**STATED PROBLEM:** Starting at the line that contains "Write a Python", copy every line down to the line that contains "z_min, z_max = -12.7, 128.1", inclusive, exactly as it stands. Omit all other lines.

**Source code of charts:**
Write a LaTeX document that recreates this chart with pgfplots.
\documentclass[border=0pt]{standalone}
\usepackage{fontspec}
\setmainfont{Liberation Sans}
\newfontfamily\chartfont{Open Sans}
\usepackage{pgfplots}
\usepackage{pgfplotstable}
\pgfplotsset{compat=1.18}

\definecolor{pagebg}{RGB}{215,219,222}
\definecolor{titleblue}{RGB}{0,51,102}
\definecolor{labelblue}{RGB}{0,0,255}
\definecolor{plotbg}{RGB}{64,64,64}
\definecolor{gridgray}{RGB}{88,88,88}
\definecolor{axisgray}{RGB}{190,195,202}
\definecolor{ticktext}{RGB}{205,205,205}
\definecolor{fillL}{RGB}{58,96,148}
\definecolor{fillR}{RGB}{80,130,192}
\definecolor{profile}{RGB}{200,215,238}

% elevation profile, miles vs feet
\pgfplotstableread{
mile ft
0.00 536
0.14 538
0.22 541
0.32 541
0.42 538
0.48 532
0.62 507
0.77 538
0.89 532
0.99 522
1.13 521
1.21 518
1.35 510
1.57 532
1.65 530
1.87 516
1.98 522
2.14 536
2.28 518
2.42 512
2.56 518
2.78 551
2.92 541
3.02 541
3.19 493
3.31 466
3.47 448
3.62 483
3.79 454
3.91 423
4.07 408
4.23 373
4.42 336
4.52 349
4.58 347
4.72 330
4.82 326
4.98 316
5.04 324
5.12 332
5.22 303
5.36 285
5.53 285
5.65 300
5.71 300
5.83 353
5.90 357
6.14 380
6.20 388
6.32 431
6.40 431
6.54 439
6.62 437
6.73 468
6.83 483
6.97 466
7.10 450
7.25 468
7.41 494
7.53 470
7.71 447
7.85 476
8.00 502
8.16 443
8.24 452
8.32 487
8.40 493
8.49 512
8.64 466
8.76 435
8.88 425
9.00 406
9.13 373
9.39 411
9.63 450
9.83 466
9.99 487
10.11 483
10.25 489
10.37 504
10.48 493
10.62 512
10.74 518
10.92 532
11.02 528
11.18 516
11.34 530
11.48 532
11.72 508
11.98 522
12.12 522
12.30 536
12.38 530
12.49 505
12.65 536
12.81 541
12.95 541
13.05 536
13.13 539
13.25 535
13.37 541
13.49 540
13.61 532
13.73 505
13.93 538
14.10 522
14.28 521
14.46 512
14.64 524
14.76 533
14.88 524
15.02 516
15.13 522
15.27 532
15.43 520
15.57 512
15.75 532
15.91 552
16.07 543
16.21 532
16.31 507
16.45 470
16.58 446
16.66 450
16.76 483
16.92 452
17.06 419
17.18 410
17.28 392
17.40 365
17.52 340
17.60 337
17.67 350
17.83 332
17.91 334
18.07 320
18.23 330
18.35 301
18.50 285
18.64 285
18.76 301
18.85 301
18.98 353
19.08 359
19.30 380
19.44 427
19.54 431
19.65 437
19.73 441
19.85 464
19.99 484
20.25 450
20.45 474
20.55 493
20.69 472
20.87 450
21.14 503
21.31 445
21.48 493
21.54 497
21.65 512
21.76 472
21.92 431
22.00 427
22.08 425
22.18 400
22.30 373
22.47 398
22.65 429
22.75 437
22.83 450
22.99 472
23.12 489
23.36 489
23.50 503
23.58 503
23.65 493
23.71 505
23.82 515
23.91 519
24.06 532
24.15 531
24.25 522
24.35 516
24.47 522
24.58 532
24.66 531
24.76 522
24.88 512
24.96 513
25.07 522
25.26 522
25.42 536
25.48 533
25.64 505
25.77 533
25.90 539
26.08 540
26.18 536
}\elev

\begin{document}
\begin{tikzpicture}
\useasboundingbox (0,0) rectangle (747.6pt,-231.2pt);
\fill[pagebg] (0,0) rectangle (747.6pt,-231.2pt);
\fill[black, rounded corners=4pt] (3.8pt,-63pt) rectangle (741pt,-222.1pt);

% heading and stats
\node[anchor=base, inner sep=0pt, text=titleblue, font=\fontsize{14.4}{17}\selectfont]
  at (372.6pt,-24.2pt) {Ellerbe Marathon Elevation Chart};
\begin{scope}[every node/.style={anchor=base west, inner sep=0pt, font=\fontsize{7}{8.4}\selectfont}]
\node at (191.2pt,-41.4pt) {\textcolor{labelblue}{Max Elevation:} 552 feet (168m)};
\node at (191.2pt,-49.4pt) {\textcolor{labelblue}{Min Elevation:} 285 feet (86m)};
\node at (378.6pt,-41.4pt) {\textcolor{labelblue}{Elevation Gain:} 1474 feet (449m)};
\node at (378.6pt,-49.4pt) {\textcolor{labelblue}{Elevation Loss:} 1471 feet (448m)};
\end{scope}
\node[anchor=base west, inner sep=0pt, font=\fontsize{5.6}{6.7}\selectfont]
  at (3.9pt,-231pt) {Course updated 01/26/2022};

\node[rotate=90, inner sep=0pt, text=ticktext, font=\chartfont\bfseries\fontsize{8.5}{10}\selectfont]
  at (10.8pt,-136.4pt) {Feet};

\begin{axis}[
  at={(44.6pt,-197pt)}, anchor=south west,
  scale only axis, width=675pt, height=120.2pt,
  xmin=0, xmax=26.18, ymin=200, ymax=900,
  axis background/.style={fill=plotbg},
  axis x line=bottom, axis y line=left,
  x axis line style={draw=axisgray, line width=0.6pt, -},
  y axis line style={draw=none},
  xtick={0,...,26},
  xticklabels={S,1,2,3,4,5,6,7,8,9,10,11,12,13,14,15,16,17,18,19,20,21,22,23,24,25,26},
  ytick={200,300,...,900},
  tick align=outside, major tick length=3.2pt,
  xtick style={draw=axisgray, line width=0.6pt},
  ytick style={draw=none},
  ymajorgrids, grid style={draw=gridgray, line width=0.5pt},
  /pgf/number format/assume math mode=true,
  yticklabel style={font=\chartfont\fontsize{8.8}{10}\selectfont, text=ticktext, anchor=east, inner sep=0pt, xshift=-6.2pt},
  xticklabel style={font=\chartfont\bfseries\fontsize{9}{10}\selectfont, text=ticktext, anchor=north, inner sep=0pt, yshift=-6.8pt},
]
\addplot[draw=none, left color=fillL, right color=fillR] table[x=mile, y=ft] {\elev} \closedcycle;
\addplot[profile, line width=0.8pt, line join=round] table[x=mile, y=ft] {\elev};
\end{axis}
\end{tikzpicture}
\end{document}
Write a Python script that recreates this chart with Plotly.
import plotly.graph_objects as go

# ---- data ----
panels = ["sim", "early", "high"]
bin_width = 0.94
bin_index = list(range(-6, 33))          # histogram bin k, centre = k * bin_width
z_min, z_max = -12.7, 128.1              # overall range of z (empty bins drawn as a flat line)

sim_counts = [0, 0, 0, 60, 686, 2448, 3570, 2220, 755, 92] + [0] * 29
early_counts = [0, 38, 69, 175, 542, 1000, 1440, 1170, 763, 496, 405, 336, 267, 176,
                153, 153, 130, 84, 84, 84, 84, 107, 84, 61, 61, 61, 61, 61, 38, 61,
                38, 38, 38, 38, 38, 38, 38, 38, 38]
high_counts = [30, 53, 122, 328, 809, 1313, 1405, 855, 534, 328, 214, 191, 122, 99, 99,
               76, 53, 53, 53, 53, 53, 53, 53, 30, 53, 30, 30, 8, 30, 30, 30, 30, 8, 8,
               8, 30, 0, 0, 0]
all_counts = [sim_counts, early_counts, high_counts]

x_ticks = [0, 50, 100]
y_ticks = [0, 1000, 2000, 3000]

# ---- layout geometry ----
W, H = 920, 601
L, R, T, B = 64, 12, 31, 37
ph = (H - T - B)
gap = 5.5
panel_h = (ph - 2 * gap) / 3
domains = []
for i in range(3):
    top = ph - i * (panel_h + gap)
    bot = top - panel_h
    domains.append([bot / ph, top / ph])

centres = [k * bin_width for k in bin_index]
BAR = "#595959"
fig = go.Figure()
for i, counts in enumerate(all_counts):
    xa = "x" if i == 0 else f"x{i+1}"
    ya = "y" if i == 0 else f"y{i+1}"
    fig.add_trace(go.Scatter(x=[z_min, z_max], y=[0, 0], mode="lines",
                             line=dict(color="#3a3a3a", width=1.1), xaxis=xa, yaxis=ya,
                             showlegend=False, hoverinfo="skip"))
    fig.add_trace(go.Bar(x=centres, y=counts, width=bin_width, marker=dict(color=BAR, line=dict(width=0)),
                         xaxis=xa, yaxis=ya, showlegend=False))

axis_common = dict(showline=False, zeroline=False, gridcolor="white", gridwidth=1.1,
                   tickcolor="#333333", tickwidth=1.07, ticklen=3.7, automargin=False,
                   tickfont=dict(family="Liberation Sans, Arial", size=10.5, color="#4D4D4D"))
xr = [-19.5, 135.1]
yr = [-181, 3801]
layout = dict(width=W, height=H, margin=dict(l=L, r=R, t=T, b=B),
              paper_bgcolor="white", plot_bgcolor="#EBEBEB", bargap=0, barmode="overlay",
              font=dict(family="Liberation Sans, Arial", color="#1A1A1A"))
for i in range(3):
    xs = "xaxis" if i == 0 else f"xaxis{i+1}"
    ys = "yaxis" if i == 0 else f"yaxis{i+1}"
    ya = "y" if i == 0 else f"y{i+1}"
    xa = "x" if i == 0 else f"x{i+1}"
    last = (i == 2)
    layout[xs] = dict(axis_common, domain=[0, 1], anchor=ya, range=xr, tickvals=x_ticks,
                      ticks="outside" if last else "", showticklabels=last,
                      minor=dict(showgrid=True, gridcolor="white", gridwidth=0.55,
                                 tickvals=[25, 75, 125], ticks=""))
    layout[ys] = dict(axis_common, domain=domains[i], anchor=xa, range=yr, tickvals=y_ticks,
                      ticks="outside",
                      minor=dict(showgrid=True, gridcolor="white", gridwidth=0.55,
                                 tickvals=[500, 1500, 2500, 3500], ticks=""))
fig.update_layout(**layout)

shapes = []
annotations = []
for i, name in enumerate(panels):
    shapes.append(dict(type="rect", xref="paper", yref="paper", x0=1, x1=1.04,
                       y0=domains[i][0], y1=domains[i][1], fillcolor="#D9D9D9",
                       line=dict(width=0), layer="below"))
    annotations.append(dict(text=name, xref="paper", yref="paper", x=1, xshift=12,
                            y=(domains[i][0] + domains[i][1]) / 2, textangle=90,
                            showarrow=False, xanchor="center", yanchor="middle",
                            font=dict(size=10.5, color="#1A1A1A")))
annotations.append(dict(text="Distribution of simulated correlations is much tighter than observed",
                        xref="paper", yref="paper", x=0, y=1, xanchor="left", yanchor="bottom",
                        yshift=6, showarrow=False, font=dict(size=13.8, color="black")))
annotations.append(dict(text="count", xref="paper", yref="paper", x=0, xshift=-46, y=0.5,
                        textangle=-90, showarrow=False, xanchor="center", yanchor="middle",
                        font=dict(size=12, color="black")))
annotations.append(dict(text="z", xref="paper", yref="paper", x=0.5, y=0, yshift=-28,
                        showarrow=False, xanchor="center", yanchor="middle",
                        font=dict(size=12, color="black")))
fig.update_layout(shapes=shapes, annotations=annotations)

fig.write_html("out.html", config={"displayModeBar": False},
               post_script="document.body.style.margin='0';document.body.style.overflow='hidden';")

**SOLUTION:**
Write a Python script that recreates this chart with Plotly.
import plotly.graph_objects as go

# ---- data ----
panels = ["sim", "early", "high"]
bin_width = 0.94
bin_index = list(range(-6, 33))          # histogram bin k, centre = k * bin_width
z_min, z_max = -12.7, 128.1              # overall range of z (empty bins drawn as a flat line)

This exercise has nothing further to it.